At first glance, District 62 appears the picture of fiscal health. Even with the education fund running deficits the past three years, the district has been able to tap into its hefty reserves to plug the necessary holes and ward off a crippling financial dilemma.
Still, some estimates indicate the well could run dangerously low within four years. And while any number of factors–from enrollment numbers to political whims–could alter this forecast, Supt. Bob Willis is preparing for the worst and backing the task force’s creation sometime this fall.
The idea is simple enough: Reach out to the community that pays the district’s bills and invite the residents, businesses and political leaders to help erase, or at least delay, the need for a steep tax increase.
But in District 62, decisions about the future rarely are simple matters.
According to Willis, time is the enemy and any delay in making a creative financial plan could force the district to seek its first tax hike since 1969. “At some point it is going to hit,” he warned.
But to Warren, the task force is all about politics–about projecting an image of responsibility and concern ahead of the November election to protect the status quo.
Willis and the rest of the board “have so much nerve and so much power,” she said. “This is not a check and balance thing.”
Bad blood has existed in the district since Willis’ appointment four years ago. One of the more heated battles was waged last year as Willis ushered through a building utilization plan that called for the conversion of Iroquois Junior High into a year-round community school.
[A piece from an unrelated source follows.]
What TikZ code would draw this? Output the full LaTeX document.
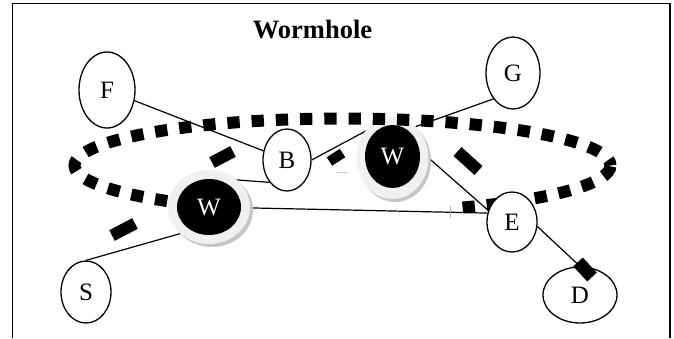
\documentclass[tikz,border=0pt]{standalone}
\usepackage{fontspec}
\setmainfont{Liberation Serif}
\usetikzlibrary{shapes.geometric}
\pgfdeclarelayer{lines}
\pgfdeclarelayer{wtwo}
\pgfdeclarelayer{dots}
\pgfsetlayers{lines,wtwo,dots,main}
\begin{document}
\begin{tikzpicture}[x=1pt,y=-1pt,
  vnode/.style={ellipse, draw, line width=1.3pt, fill=white, inner sep=0pt, font=\fontsize{25}{25}\selectfont},
  wnode/.style={ellipse, fill=black, text=white, inner sep=0pt, font=\fontsize{25}{25}\selectfont},
  ringfill/.style={fill=gray!12},
  shadefill/.style={fill=gray!45},
  link/.style={line width=1.2pt},
  bar/.style={line width=12pt},
  dotring/.style={line width=12pt, dash pattern=on 12.3pt off 11.95pt, dash phase=6.15pt},
  frame/.style={line width=1.5pt}
]
\useasboundingbox (0,0) rectangle (674,338);
\draw[frame] (12.5,338) -- (12.5,3.5) -- (670,3.5) -- (670,338);

\node[font=\fontsize{26.5}{26.5}\selectfont\bfseries, anchor=base] (title) at (312.5,38) {Wormhole};

% W2 (beneath the dotted ring)
\begin{pgfonlayer}{wtwo}
\fill[shadefill] (395,161) ellipse [x radius=36, y radius=41];
\fill[ringfill] (392.5,158) ellipse [x radius=36, y radius=41];
\node[wnode, minimum width=55pt, minimum height=63pt] (W2) at (392.5,156.5) {W};
\end{pgfonlayer}

% dotted ring, open at the bottom between W1 and E
\begin{pgfonlayer}{dots}
\coordinate (rend) at (610.5,165.5);
\draw[dotring] (rend) arc [start angle=0, end angle=-245, x radius=268, y radius=47];
\draw[dotring, dash phase=23.4pt] (rend) arc [start angle=0, end angle=64.5, x radius=268, y radius=47];
\end{pgfonlayer}

% W1
\fill[shadefill] (212,210) ellipse [x radius=41, y radius=37];
\fill[ringfill] (209,207) ellipse [x radius=41, y radius=37];
\node[wnode, minimum width=64pt, minimum height=56pt] (W1) at (209,207) {W};

% ordinary nodes
\node[vnode, minimum width=56pt, minimum height=76pt] (F) at (107,90) {F};
\node[vnode, minimum width=54pt, minimum height=72pt] (G) at (513,73) {G};
\node[vnode, minimum width=48pt, minimum height=62pt] (B) at (287,160) {B};
\node[vnode, minimum width=50pt, minimum height=62pt] (S) at (86,292) {S};
\node[vnode, minimum width=50pt, minimum height=60pt] (E) at (512,222) {E};
\node[vnode, minimum width=74pt, minimum height=56pt] (D) at (580,295) {D};

\coordinate (w2a) at (390,118);
\coordinate (w2b) at (392,135);
\coordinate (w2c) at (415,146);
\coordinate (w1a) at (225,179);
\coordinate (w1b) at (200,228);

% connectors (behind)
\begin{pgfonlayer}{lines}
\draw[link] (F) -- (B);
\draw[link] (B.east) -- (w2a);
\draw[link] (w2b) -- (G.south west);
\draw[link] (B.south west) -- (w1a);
\draw[link] (W1.center) -- (E.160);
\draw[link] (w2c) -- (E.154);
\draw[link] (E.-10) -- (D.north);
\draw[link] (S.north) -- (w1b);
\draw[gray!35, line width=1pt] (336,172) -- (348,172);
\draw[gray!60, line width=0.6pt] (450,206) -- (450,218);
\end{pgfonlayer}

% thick bars
\draw[bar] (112,235.5) -- (135,223.5);
\draw[bar] (212,162.5) -- (233,151.5);
\draw[bar, line width=10pt] (329.5,161.5) -- (342.5,153);
\draw[bar] (457.5,151.5) -- (478.5,170.5);
\draw[bar, line width=13pt] (578,262) -- (592,277);
\end{tikzpicture}
\end{document}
So this latest spin comes as little surprise. Four seats are up for grabs in the election, including those of Warren and Bass–who was appointed last year to replace Warren’s lone sympathizer on the board, Arnold Agnos.
The seats of Janet Kucera and Margaret Wagner also are up, but both have chosen not to run. In addition to Warren and Bass, six candidates are vying for the four spots: Joann Braam, Joseph Catalano, Manuel Bustos Jr., Nancy Fornoff, Kevin Shyne and Anne Marie Coogan.
Should Warren and a slate of like-minded candidates prevail in the election, the balance of power on the seven-member board would dramatically shift.
And such a change could quash the task force before it even gets off the ground, warned veteran board member and Willis ally, Dan Fletcher. “No matter what we try to do, it all goes back to politics.”
District 62, which includes most of Des Plaines, for the past three years has been running a deficit in its education fund, which accounts for about 75 percent of its $40 million budget.
The fund has reserves of about $11 million. But according to Deputy Supt. Raymond Gunn, these reserves quickly are shrinking under the weight of tax caps, rising costs and a diminished supply of land suited for development in Des Plaines.
Without real financial planning, the reserves threaten to dry up by 2002, which will cause the district to tap into its working cash fund and lose the interest generated by that fund.
“It is coming,” said Fletcher. “That doesn’t mean tomorrow, but it’s in the near future.”